The usual way is to use the definitions. What you need to prove is that given any ε>0, there is an N such that $(\forall n>N)(\vert f(x_{n})-f(x)\vert <\epsilon)$. You do this in steps:

• First, since f is continuous, you can find a δ...
• Then since $\lim_{n\rightarrow\infty}x_{n}=x$, there is an N such that...
• Therefore...

Fill in the rest of the arguments!

 

[member 587159]

Assume that f is a continuous, real-valued function defined on a metric space X. If {xn} is a sequence in X converging to x, prove that Limn→∞f(xn) = f(x).

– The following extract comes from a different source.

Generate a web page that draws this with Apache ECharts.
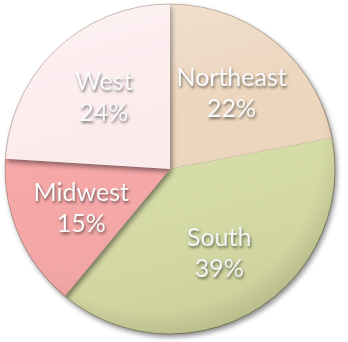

Here is my attempt, but I am not sure if it is correct.

View attachment 224230

Anu proof will have to use the definition. Where did you pick an epsilon greater than 0? It is weird to pick $n$. I suggest you follow the proof strategy suggested by @Svein, and after you are done with the proof, convince yourself that the same proof also applies where the codomain is an arbitrary metric space (i.e. change the absolute values with a distance function and look careful that you never used something else)

 

[Ricster55]

Here is my new solution, but I'm not sure if the graph I put is of any use, but if you can, please put up a similar graph to the one I put to help better understand.

 

[member 587159]

Here is my new solution, but I'm not sure if the graph I put is of any use, but if you can, please put up a similar graph to the one I put to help better understand.
View attachment 224259

Why $\exists n_0: |f(x_n)-f(x)| < \epsilon \forall n \geq n_0$? That shouldn't be included in your proof at the beginning, unless you explicitely say that this is what you are going to prove. Also, your lack of the $\forall x \in X$ quantifier is not so good. You should include it. But for the rest, the argument seems fine.